> _EXERCISE DETAILS_:
Quote every line as written. Omit pictures.

> _DATASET SECTION_:
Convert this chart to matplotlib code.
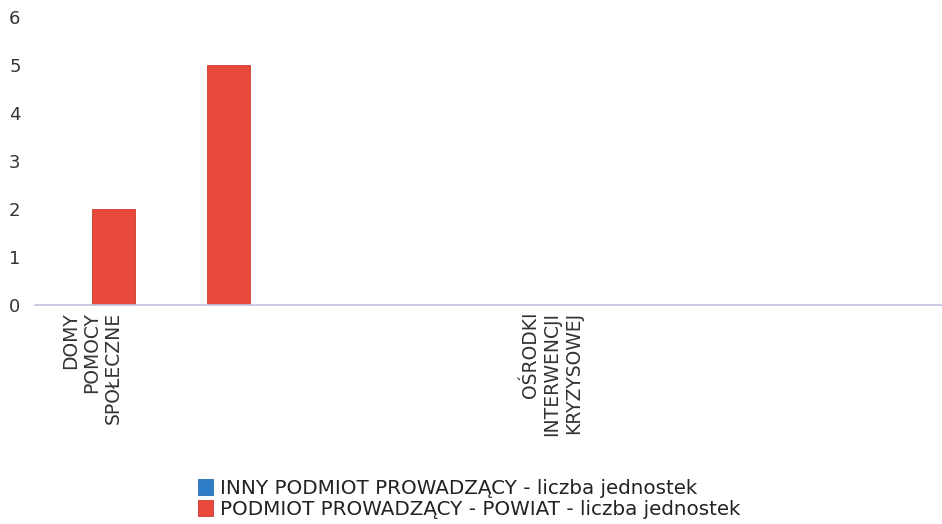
import matplotlib.pyplot as plt
import numpy as np

categories = ["DOMY\nPOMOCY\nSPOŁECZNE", "", "", "", "OŚRODKI\nINTERWENCJI\nKRYZYSOWEJ", "", "", ""]
inny = [0, 0, 0, 0, 0, 0, 0, 0]
powiat = [2, 5, 0, 0, 0, 0, 0, 0]
series_names = ["INNY PODMIOT PROWADZĄCY - liczba jednostek",
                "PODMIOT PROWADZĄCY - POWIAT - liczba jednostek"]
yticks = [0, 1, 2, 3, 4, 5, 6]

fig = plt.figure(figsize=(9.42, 5.24), dpi=100)
ax = fig.add_axes([34.5 / 942, 219 / 524, 1 - 34.5 / 942, 288 / 524])

x = np.arange(len(categories))
w = 0.375
b1 = ax.bar(x - w / 2, inny, w, color="#2f7ec8", edgecolor="#2a6db0", linewidth=0.6)
b2 = ax.bar(x + w / 2, powiat, w, color="#e8493b", edgecolor="#c93a2c", linewidth=0.6)

ax.set_xlim(-0.5, 7.39)
ax.set_ylim(0, 6)
ax.set_yticks(yticks)
ax.tick_params(axis="y", length=0, pad=10, labelsize=13, labelcolor="#333333")
ax.set_xticks(x)
ax.set_xticklabels(categories, rotation=90, fontsize=13.5, color="#333333",
                   multialignment="right", va="top", ha="center", linespacing=1.15)
ax.tick_params(axis="x", length=0, pad=5)

for s in ["top", "right", "left"]:
    ax.spines[s].set_visible(False)
ax.spines["bottom"].set_color("#c0c0e0")
ax.spines["bottom"].set_linewidth(1.2)

fig.legend([b1, b2], series_names, loc="upper left", bbox_to_anchor=(188 / 942, 1 - 469 / 524),
           frameon=False, fontsize=14.3, handlelength=0.75, handleheight=0.85,
           handletextpad=0.35, labelspacing=0.1, borderpad=0, labelcolor="#222222")

fig.savefig("out.png", dpi=100)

> _SOLUTION_:
Convert this chart to matplotlib code.
import matplotlib.pyplot as plt
import numpy as np

categories = ["DOMY\nPOMOCY\nSPOŁECZNE", "", "", "", "OŚRODKI\nINTERWENCJI\nKRYZYSOWEJ", "", "", ""]
inny = [0, 0, 0, 0, 0, 0, 0, 0]
powiat = [2, 5, 0, 0, 0, 0, 0, 0]
series_names = ["INNY PODMIOT PROWADZĄCY - liczba jednostek",
                "PODMIOT PROWADZĄCY - POWIAT - liczba jednostek"]
yticks = [0, 1, 2, 3, 4, 5, 6]

fig = plt.figure(figsize=(9.42, 5.24), dpi=100)
ax = fig.add_axes([34.5 / 942, 219 / 524, 1 - 34.5 / 942, 288 / 524])

x = np.arange(len(categories))
w = 0.375
b1 = ax.bar(x - w / 2, inny, w, color="#2f7ec8", edgecolor="#2a6db0", linewidth=0.6)
b2 = ax.bar(x + w / 2, powiat, w, color="#e8493b", edgecolor="#c93a2c", linewidth=0.6)

ax.set_xlim(-0.5, 7.39)
ax.set_ylim(0, 6)
ax.set_yticks(yticks)
ax.tick_params(axis="y", length=0, pad=10, labelsize=13, labelcolor="#333333")
ax.set_xticks(x)
ax.set_xticklabels(categories, rotation=90, fontsize=13.5, color="#333333",
                   multialignment="right", va="top", ha="center", linespacing=1.15)
ax.tick_params(axis="x", length=0, pad=5)

for s in ["top", "right", "left"]:
    ax.spines[s].set_visible(False)
ax.spines["bottom"].set_color("#c0c0e0")
ax.spines["bottom"].set_linewidth(1.2)

fig.legend([b1, b2], series_names, loc="upper left", bbox_to_anchor=(188 / 942, 1 - 469 / 524),
           frameon=False, fontsize=14.3, handlelength=0.75, handleheight=0.85,
           handletextpad=0.35, labelspacing=0.1, borderpad=0, labelcolor="#222222")

fig.savefig("out.png", dpi=100)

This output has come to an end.